* [Short task] From the first line of the data below, copy each line up to the one containing "38, 40, 42];", and include that line too.

* [Provided material]
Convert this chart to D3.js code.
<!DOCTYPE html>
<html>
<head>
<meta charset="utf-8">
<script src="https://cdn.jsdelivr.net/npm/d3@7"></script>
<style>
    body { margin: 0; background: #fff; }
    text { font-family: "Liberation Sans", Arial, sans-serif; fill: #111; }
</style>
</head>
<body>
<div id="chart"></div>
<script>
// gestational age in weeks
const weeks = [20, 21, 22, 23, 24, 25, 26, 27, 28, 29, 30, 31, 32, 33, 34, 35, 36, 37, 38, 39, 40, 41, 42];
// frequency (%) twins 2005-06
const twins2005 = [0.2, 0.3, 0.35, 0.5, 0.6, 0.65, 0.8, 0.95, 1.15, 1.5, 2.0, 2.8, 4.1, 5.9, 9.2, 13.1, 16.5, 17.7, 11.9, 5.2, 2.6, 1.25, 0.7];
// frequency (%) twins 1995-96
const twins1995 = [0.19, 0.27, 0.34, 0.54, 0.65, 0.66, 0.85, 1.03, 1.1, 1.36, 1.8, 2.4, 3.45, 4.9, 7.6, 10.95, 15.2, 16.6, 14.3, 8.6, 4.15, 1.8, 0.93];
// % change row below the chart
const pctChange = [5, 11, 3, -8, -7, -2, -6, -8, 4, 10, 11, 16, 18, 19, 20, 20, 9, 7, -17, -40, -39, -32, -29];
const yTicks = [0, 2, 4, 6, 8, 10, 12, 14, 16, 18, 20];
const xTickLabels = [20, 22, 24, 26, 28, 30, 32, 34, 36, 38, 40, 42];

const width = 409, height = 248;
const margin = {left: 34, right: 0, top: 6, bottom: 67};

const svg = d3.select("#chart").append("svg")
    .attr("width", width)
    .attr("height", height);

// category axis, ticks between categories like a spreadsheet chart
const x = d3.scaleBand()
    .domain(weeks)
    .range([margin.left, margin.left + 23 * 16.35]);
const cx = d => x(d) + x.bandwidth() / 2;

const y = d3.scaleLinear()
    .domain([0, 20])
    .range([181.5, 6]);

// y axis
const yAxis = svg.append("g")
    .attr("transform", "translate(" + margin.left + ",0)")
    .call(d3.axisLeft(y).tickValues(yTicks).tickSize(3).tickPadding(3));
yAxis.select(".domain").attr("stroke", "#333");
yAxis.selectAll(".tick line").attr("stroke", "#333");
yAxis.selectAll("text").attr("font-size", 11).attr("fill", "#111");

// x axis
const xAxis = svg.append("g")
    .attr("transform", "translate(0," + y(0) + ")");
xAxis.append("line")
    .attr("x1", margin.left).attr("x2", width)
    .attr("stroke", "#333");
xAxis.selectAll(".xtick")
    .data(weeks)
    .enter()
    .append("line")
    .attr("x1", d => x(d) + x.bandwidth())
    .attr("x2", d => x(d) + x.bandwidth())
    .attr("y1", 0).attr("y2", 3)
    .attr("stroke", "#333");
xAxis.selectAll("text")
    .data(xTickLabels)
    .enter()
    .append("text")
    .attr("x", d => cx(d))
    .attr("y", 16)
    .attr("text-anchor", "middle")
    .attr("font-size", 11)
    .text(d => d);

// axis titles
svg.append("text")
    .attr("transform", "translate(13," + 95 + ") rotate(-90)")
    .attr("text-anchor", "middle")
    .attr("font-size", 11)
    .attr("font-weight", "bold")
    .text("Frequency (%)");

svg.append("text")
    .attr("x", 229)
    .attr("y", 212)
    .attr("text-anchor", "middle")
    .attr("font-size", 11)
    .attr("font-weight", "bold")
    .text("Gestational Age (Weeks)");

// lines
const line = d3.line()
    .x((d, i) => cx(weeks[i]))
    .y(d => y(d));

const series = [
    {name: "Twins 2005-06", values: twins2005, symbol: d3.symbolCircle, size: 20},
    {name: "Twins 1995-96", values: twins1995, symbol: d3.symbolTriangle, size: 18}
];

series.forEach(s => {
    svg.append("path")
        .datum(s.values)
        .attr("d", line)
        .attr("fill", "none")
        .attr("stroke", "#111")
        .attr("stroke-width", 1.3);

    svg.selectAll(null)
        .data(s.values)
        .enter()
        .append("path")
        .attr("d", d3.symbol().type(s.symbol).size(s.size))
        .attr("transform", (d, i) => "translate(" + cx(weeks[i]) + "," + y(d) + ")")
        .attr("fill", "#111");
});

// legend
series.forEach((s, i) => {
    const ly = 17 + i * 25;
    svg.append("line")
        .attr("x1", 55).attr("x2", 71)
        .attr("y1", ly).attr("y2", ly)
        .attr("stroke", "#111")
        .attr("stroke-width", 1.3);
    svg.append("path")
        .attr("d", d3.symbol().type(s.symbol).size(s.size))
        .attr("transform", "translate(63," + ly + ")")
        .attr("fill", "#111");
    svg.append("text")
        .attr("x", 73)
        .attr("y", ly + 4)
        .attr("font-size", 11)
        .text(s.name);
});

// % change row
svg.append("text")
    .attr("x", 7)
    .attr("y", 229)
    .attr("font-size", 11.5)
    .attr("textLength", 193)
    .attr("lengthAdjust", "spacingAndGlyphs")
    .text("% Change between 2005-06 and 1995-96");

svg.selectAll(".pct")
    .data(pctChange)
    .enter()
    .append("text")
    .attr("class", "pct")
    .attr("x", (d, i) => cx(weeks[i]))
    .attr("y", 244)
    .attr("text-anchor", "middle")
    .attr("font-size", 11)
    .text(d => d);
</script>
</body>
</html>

* [Written answer]
Convert this chart to D3.js code.
<!DOCTYPE html>
<html>
<head>
<meta charset="utf-8">
<script src="https://cdn.jsdelivr.net/npm/d3@7"></script>
<style>
    body { margin: 0; background: #fff; }
    text { font-family: "Liberation Sans", Arial, sans-serif; fill: #111; }
</style>
</head>
<body>
<div id="chart"></div>
<script>
// gestational age in weeks
const weeks = [20, 21, 22, 23, 24, 25, 26, 27, 28, 29, 30, 31, 32, 33, 34, 35, 36, 37, 38, 39, 40, 41, 42];
// frequency (%) twins 2005-06
const twins2005 = [0.2, 0.3, 0.35, 0.5, 0.6, 0.65, 0.8, 0.95, 1.15, 1.5, 2.0, 2.8, 4.1, 5.9, 9.2, 13.1, 16.5, 17.7, 11.9, 5.2, 2.6, 1.25, 0.7];
// frequency (%) twins 1995-96
const twins1995 = [0.19, 0.27, 0.34, 0.54, 0.65, 0.66, 0.85, 1.03, 1.1, 1.36, 1.8, 2.4, 3.45, 4.9, 7.6, 10.95, 15.2, 16.6, 14.3, 8.6, 4.15, 1.8, 0.93];
// % change row below the chart
const pctChange = [5, 11, 3, -8, -7, -2, -6, -8, 4, 10, 11, 16, 18, 19, 20, 20, 9, 7, -17, -40, -39, -32, -29];
const yTicks = [0, 2, 4, 6, 8, 10, 12, 14, 16, 18, 20];
const xTickLabels = [20, 22, 24, 26, 28, 30, 32, 34, 36, 38, 40, 42];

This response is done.